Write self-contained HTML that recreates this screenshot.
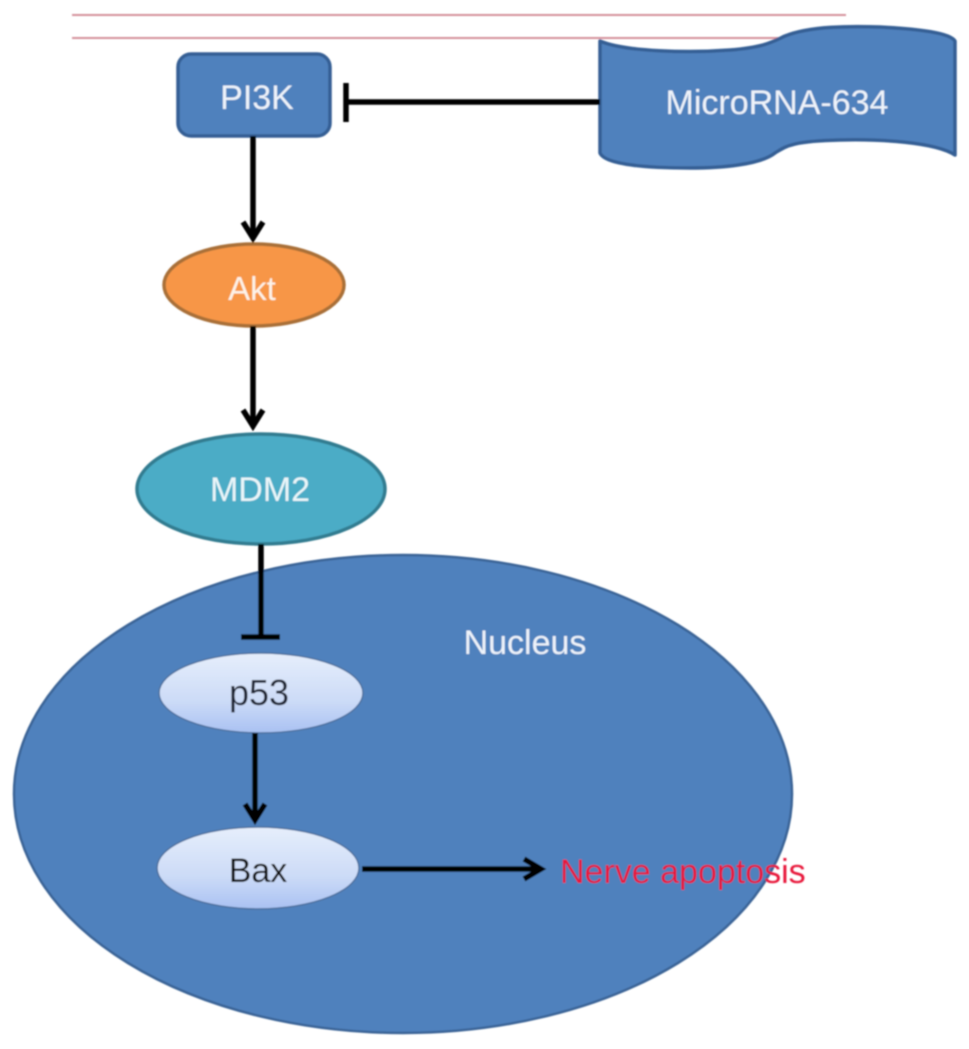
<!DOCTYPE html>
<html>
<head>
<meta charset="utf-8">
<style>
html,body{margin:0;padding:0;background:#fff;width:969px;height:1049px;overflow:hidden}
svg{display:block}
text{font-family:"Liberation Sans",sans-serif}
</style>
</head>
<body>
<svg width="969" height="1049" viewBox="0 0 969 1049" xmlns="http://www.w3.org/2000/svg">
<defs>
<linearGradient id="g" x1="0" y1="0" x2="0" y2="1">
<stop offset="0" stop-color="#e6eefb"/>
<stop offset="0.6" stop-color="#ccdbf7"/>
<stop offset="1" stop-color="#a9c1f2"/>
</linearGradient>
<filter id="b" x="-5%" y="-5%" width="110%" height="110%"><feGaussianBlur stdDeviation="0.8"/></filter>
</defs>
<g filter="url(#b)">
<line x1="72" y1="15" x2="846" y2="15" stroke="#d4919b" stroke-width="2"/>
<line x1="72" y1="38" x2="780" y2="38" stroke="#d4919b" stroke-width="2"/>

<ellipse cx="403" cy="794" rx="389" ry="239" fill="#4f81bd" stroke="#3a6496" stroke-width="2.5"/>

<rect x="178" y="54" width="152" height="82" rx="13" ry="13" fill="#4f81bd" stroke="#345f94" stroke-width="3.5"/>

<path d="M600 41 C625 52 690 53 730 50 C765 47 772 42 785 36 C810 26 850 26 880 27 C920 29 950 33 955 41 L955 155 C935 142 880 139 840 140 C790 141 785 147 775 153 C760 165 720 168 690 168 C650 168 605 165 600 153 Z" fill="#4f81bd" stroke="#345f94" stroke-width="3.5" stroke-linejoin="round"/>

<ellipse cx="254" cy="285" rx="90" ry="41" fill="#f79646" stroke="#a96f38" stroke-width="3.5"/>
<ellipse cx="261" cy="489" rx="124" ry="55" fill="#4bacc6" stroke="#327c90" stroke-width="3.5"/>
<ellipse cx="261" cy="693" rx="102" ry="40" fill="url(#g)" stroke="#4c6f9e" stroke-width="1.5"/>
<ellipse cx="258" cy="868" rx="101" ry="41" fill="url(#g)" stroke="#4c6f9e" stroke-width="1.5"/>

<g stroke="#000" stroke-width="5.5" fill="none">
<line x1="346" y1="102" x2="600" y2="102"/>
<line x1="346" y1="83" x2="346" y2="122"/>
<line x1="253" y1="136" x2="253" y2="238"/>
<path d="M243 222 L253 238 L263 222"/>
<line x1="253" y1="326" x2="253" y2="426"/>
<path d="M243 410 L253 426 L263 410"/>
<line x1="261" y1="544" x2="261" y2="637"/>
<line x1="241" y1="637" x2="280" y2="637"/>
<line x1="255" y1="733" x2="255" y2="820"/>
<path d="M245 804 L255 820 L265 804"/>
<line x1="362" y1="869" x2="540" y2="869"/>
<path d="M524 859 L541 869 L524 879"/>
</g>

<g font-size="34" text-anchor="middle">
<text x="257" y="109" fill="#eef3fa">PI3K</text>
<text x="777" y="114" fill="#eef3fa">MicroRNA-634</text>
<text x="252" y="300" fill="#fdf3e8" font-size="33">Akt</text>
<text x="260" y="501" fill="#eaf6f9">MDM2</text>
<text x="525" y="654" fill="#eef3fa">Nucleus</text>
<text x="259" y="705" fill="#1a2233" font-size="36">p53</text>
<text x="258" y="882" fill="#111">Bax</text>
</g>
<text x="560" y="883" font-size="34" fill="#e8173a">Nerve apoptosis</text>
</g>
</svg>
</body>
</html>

....

→ **GIVEN PROBLEM**
Restate the full listing verbatim and drop every picture.

→ **WORKED SOLUTION**
Write self-contained HTML that recreates this screenshot.
<!DOCTYPE html>
<html>
<head>
<meta charset="utf-8">
<style>
html,body{margin:0;padding:0;background:#fff;width:969px;height:1049px;overflow:hidden}
svg{display:block}
text{font-family:"Liberation Sans",sans-serif}
</style>
</head>
<body>
<svg width="969" height="1049" viewBox="0 0 969 1049" xmlns="http://www.w3.org/2000/svg">
<defs>
<linearGradient id="g" x1="0" y1="0" x2="0" y2="1">
<stop offset="0" stop-color="#e6eefb"/>
<stop offset="0.6" stop-color="#ccdbf7"/>
<stop offset="1" stop-color="#a9c1f2"/>
</linearGradient>
<filter id="b" x="-5%" y="-5%" width="110%" height="110%"><feGaussianBlur stdDeviation="0.8"/></filter>
</defs>
<g filter="url(#b)">
<line x1="72" y1="15" x2="846" y2="15" stroke="#d4919b" stroke-width="2"/>
<line x1="72" y1="38" x2="780" y2="38" stroke="#d4919b" stroke-width="2"/>

<ellipse cx="403" cy="794" rx="389" ry="239" fill="#4f81bd" stroke="#3a6496" stroke-width="2.5"/>

<rect x="178" y="54" width="152" height="82" rx="13" ry="13" fill="#4f81bd" stroke="#345f94" stroke-width="3.5"/>

<path d="M600 41 C625 52 690 53 730 50 C765 47 772 42 785 36 C810 26 850 26 880 27 C920 29 950 33 955 41 L955 155 C935 142 880 139 840 140 C790 141 785 147 775 153 C760 165 720 168 690 168 C650 168 605 165 600 153 Z" fill="#4f81bd" stroke="#345f94" stroke-width="3.5" stroke-linejoin="round"/>

<ellipse cx="254" cy="285" rx="90" ry="41" fill="#f79646" stroke="#a96f38" stroke-width="3.5"/>
<ellipse cx="261" cy="489" rx="124" ry="55" fill="#4bacc6" stroke="#327c90" stroke-width="3.5"/>
<ellipse cx="261" cy="693" rx="102" ry="40" fill="url(#g)" stroke="#4c6f9e" stroke-width="1.5"/>
<ellipse cx="258" cy="868" rx="101" ry="41" fill="url(#g)" stroke="#4c6f9e" stroke-width="1.5"/>

<g stroke="#000" stroke-width="5.5" fill="none">
<line x1="346" y1="102" x2="600" y2="102"/>
<line x1="346" y1="83" x2="346" y2="122"/>
<line x1="253" y1="136" x2="253" y2="238"/>
<path d="M243 222 L253 238 L263 222"/>
<line x1="253" y1="326" x2="253" y2="426"/>
<path d="M243 410 L253 426 L263 410"/>
<line x1="261" y1="544" x2="261" y2="637"/>
<line x1="241" y1="637" x2="280" y2="637"/>
<line x1="255" y1="733" x2="255" y2="820"/>
<path d="M245 804 L255 820 L265 804"/>
<line x1="362" y1="869" x2="540" y2="869"/>
<path d="M524 859 L541 869 L524 879"/>
</g>

<g font-size="34" text-anchor="middle">
<text x="257" y="109" fill="#eef3fa">PI3K</text>
<text x="777" y="114" fill="#eef3fa">MicroRNA-634</text>
<text x="252" y="300" fill="#fdf3e8" font-size="33">Akt</text>
<text x="260" y="501" fill="#eaf6f9">MDM2</text>
<text x="525" y="654" fill="#eef3fa">Nucleus</text>
<text x="259" y="705" fill="#1a2233" font-size="36">p53</text>
<text x="258" y="882" fill="#111">Bax</text>
</g>
<text x="560" y="883" font-size="34" fill="#e8173a">Nerve apoptosis</text>
</g>
</svg>
</body>
</html>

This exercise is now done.